他脑子里幻想了一片北国风光,千里冰封封住了两个人的心。

“那时候医生就说,你舅舅的膝盖以下没有知觉了,只有断了才能保证整个身体,贺苍联系不上你舅舅父母,听了医生的话,你舅舅的小腿就没有了。”

“贺苍知道是他的疏忽,害你舅舅没了腿,等你舅舅醒来恢复差不多了,跪在他面前发誓要给他赔最好的假肢,要照顾他一辈子。”

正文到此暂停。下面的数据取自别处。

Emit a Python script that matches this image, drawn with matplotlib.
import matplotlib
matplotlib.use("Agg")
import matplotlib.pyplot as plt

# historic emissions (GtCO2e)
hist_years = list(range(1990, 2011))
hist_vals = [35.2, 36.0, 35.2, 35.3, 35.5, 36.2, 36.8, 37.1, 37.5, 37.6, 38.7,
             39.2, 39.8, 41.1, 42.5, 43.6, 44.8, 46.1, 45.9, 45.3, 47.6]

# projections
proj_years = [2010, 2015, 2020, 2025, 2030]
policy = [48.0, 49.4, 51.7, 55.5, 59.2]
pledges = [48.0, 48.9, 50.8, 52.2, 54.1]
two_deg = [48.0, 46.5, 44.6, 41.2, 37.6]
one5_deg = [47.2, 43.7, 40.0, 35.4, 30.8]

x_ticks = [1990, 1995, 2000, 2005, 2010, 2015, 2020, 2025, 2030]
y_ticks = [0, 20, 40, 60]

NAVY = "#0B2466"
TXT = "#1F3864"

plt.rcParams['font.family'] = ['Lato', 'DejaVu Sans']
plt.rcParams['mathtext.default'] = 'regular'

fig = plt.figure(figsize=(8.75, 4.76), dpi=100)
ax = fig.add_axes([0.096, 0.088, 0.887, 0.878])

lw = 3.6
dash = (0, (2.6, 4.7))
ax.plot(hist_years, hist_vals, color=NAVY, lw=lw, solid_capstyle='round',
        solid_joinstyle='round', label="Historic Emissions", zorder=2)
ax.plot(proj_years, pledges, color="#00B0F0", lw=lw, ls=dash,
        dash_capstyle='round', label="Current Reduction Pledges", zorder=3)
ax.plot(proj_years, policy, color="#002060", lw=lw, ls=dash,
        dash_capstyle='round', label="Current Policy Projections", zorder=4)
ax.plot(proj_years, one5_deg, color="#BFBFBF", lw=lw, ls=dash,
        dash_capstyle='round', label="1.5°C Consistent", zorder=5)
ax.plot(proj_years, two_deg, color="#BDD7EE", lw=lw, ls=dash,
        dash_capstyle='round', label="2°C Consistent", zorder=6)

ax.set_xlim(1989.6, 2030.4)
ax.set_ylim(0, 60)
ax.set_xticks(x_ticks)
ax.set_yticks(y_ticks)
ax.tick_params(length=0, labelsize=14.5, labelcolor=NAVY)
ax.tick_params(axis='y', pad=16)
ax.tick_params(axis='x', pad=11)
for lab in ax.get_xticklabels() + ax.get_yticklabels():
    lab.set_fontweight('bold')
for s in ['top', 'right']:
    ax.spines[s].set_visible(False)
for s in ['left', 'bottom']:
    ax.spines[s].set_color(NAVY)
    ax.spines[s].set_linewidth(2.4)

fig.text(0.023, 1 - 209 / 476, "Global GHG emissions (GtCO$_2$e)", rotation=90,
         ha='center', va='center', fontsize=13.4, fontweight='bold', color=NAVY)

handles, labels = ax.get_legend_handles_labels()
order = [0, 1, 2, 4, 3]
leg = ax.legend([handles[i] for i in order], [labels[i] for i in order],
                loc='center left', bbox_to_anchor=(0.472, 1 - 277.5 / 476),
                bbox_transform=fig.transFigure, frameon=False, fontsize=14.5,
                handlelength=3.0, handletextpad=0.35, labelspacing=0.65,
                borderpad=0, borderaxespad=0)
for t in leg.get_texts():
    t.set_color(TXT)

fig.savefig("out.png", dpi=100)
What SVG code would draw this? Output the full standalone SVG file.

“你舅舅一直不说话,贺苍跪了三天两夜,你舅舅就说,他要和贺苍结婚,大家都不明白为什么,但还是帮他们结婚了,后来不知怎么的,贺苍回到了这里,转行成了陆军,五年后接了个任务去了南方。”

他把信纸摸出很多细小的褶皱,上官感慨道:“那时候,大家都打趣贺苍说,你舅舅没了他怎么一个人生活,但事实上你舅舅活的一切顺利,甚至当上了议会长,贺苍接了这个任务后,一辈子都不需要再工作了,就可以一辈子照顾你舅舅了,他想的很好,但最近的战争让人担心,如果他死了,你舅舅怎么办?贺苍去年来的时候说,他什么都不怕,就怕梦到你舅舅哭着质问他,为什么没有检查曙光一号,怕梦到你舅舅说腿疼,所以不管你舅舅怎么对他,他都认了。”

他手发抖,喝了一口水,“你说,假如我舅舅出轨了,那贺苍知道我舅舅出轨,会怎么样?”

大预言家上官说的果然一点没错,他看到了预言发生。

七月军营放假,他回到家里,沈意一家更忙了,准备的事情多的几个月都弄不完,妹妹快两个月了,眼睛翠生生的睁得溜圆,他拉妹妹的小手,呆板的轻轻戳她的脸逗她。

她遗传了沈意的绿色眼睛,但看眉眼的话更像舅舅,赵婶婶还问他,妹妹可不可爱,喜不喜欢妹妹,妹妹亲不亲等等问题,他不好意思,一个劲的点头夸妹妹。

舅舅可能是结过婚的缘故,对这一切并不上心,出了院就拿着电脑处理公事,好容易吃了晚饭累了,想出去走走,沈意和舅舅带着他在街上漫无目的的走。

沈意拉着舅舅的手,笑着说这说那,他一直想要不要化妆去偷偷看看唐章选,不知不觉走到第一军区医院附近,他上次来这里还见证了一个小生命的诞生呢。

突然,他和舅舅同时停下,他瞪大眼睛,不敢相信的揉揉眼睛,看向医院门口的树下站着的穿病号服的男人。